▸ Given exercise:
Skip every picture and transcribe the remaining material exactly.

● ● ● ● ● ● ●

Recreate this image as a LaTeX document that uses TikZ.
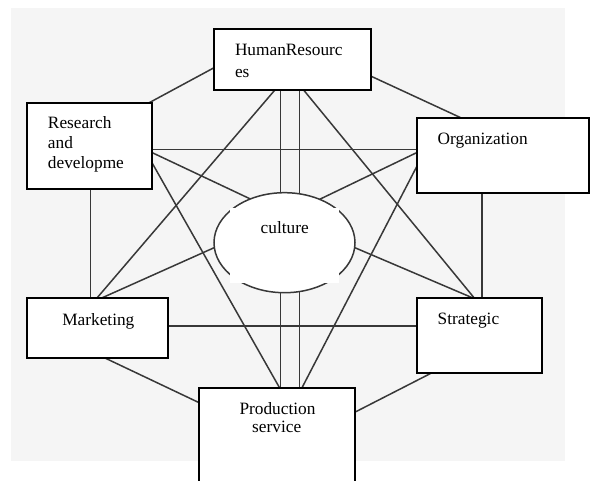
\documentclass[tikz,border=0pt]{standalone}
\usepackage{fontspec}
\setmainfont{Liberation Serif}
\usetikzlibrary{shapes.geometric,calc}
\pgfdeclarelayer{background}
\pgfsetlayers{background,main}
\definecolor{bggray}{HTML}{F5F5F5}
\definecolor{linegray}{HTML}{383838}
\begin{document}
\begin{tikzpicture}[x=1pt,y=-1pt,
  box/.style={draw=black,line width=2pt,fill=white,rectangle,inner sep=0pt,outer sep=0pt},
  conn/.style={draw=linegray,line width=1.5pt},
  lbl/.style={inner sep=0pt,outer sep=0pt,font=\fontsize{17.3pt}{20pt}\selectfont,anchor=base west},
  lblc/.style={lbl,anchor=base}]
\useasboundingbox (0,0) rectangle (590,481);
\begin{pgfonlayer}{background}
\fill[white] (0,0) rectangle (590,481);
\fill[bggray] (11,8) rectangle (565,461);
\end{pgfonlayer}
% boxes
\node[box,minimum width=157pt,minimum height=61pt] (hr) at (292.5,59.5) {};
\node[box,minimum width=125pt,minimum height=86pt] (rd) at (89.5,146) {};
\node[box,minimum width=172pt,minimum height=75pt] (org) at (503,155.5) {};
\node[box,minimum width=141pt,minimum height=60pt] (mk) at (97.5,328) {};
\node[box,minimum width=125pt,minimum height=75pt] (st) at (479.5,335.5) {};
\node[box,minimum width=156pt,minimum height=102pt] (pr) at (277,439) {};
% centre
\node[ellipse,draw=linegray,line width=1.5pt,fill=white,minimum width=141pt,minimum height=100pt,inner sep=0pt,outer sep=0pt] (culture) at (284.5,242.7) {};
\node[fill=white,minimum width=109pt,minimum height=75pt,inner sep=0pt] (cover) at (284.5,245.5) {};
% connectors
\begin{pgfonlayer}{background}
\draw[conn] (hr.186.2) -- (rd.36.8);
\draw[conn] (hr.348.8) -- (org.138.9);
\coordinate (xr) at (90.5,0);
\draw[conn] (rd.south -| xr) -- (mk.north -| xr);
\coordinate (xv) at (482,0);
\draw[conn] (org.south -| xv) -- (st.north -| xv);
\draw[conn] (mk.284.6) -- (pr.155.4);
\draw[conn] (st.218.3) -- (pr.19.3);
\coordinate (yh1) at (0,149.5);
\draw[conn] (rd.east |- yh1) -- (org.west |- yh1);
\coordinate (yh2) at (0,326);
\draw[conn] (mk.east |- yh2) -- (st.west |- yh2);
\coordinate (xa) at (280.5,0);
\coordinate (xb) at (299.5,0);
\draw[conn] (hr.south -| xa) -- (pr.north -| xa);
\draw[conn] (hr.south -| xb) -- (pr.north -| xb);
\draw[conn] (hr.240.2) -- (mk.91);
\draw[conn] (hr.290.7) -- (st.98.3);
\draw[conn] (rd.345.9) -- (pr.87.8);
\draw[conn] (org.187.4) -- (pr.64.8);
\draw[conn] (rd.354.8) -- (culture.128);
\draw[conn] (org.178.5) -- (culture.51.5);
\draw[conn] (mk.82.2) -- (culture.184);
\draw[conn] (st.100.9) -- (culture.356.7);
\end{pgfonlayer}
% texts
\node[lbl] (hrt1) at (235,56) {HumanResourc};
\node[lbl] (hrt2) at (235,78) {es};
\node[lbl] (rdt1) at (48,128.3) {Research};
\node[lbl] (rdt2) at (48,149) {and};
\node[lbl] (rdt3) at (48,169) {developme};
\node[lbl] (orgt) at (437.7,144.3) {Organization};
\node[lblc] (cut) at (284.7,234) {culture};
\node[lbl] (mkt) at (62.3,325.7) {Marketing};
\node[lbl] (stt) at (437.7,325) {Strategic};
\node[lblc] (prt1) at (277.5,415) {Production};
\node[lblc] (prt2) at (276.7,433) {service};
\end{tikzpicture}
\end{document}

● ● ● ● ● ● ●

▸ Answer to the problem:
Recreate this image as a LaTeX document that uses TikZ.
\documentclass[tikz,border=0pt]{standalone}
\usepackage{fontspec}
\setmainfont{Liberation Serif}
\usetikzlibrary{shapes.geometric,calc}
\pgfdeclarelayer{background}
\pgfsetlayers{background,main}
\definecolor{bggray}{HTML}{F5F5F5}
\definecolor{linegray}{HTML}{383838}
\begin{document}
\begin{tikzpicture}[x=1pt,y=-1pt,
  box/.style={draw=black,line width=2pt,fill=white,rectangle,inner sep=0pt,outer sep=0pt},
  conn/.style={draw=linegray,line width=1.5pt},
  lbl/.style={inner sep=0pt,outer sep=0pt,font=\fontsize{17.3pt}{20pt}\selectfont,anchor=base west},
  lblc/.style={lbl,anchor=base}]
\useasboundingbox (0,0) rectangle (590,481);
\begin{pgfonlayer}{background}
\fill[white] (0,0) rectangle (590,481);
\fill[bggray] (11,8) rectangle (565,461);
\end{pgfonlayer}
% boxes
\node[box,minimum width=157pt,minimum height=61pt] (hr) at (292.5,59.5) {};
\node[box,minimum width=125pt,minimum height=86pt] (rd) at (89.5,146) {};
\node[box,minimum width=172pt,minimum height=75pt] (org) at (503,155.5) {};
\node[box,minimum width=141pt,minimum height=60pt] (mk) at (97.5,328) {};
\node[box,minimum width=125pt,minimum height=75pt] (st) at (479.5,335.5) {};
\node[box,minimum width=156pt,minimum height=102pt] (pr) at (277,439) {};
% centre
\node[ellipse,draw=linegray,line width=1.5pt,fill=white,minimum width=141pt,minimum height=100pt,inner sep=0pt,outer sep=0pt] (culture) at (284.5,242.7) {};
\node[fill=white,minimum width=109pt,minimum height=75pt,inner sep=0pt] (cover) at (284.5,245.5) {};
% connectors
\begin{pgfonlayer}{background}
\draw[conn] (hr.186.2) -- (rd.36.8);
\draw[conn] (hr.348.8) -- (org.138.9);
\coordinate (xr) at (90.5,0);
\draw[conn] (rd.south -| xr) -- (mk.north -| xr);
\coordinate (xv) at (482,0);
\draw[conn] (org.south -| xv) -- (st.north -| xv);
\draw[conn] (mk.284.6) -- (pr.155.4);
\draw[conn] (st.218.3) -- (pr.19.3);
\coordinate (yh1) at (0,149.5);
\draw[conn] (rd.east |- yh1) -- (org.west |- yh1);
\coordinate (yh2) at (0,326);
\draw[conn] (mk.east |- yh2) -- (st.west |- yh2);
\coordinate (xa) at (280.5,0);
\coordinate (xb) at (299.5,0);
\draw[conn] (hr.south -| xa) -- (pr.north -| xa);
\draw[conn] (hr.south -| xb) -- (pr.north -| xb);
\draw[conn] (hr.240.2) -- (mk.91);
\draw[conn] (hr.290.7) -- (st.98.3);
\draw[conn] (rd.345.9) -- (pr.87.8);
\draw[conn] (org.187.4) -- (pr.64.8);
\draw[conn] (rd.354.8) -- (culture.128);
\draw[conn] (org.178.5) -- (culture.51.5);
\draw[conn] (mk.82.2) -- (culture.184);
\draw[conn] (st.100.9) -- (culture.356.7);
\end{pgfonlayer}
% texts
\node[lbl] (hrt1) at (235,56) {HumanResourc};
\node[lbl] (hrt2) at (235,78) {es};
\node[lbl] (rdt1) at (48,128.3) {Research};
\node[lbl] (rdt2) at (48,149) {and};
\node[lbl] (rdt3) at (48,169) {developme};
\node[lbl] (orgt) at (437.7,144.3) {Organization};
\node[lblc] (cut) at (284.7,234) {culture};
\node[lbl] (mkt) at (62.3,325.7) {Marketing};
\node[lbl] (stt) at (437.7,325) {Strategic};
\node[lblc] (prt1) at (277.5,415) {Production};
\node[lblc] (prt2) at (276.7,433) {service};
\end{tikzpicture}
\end{document}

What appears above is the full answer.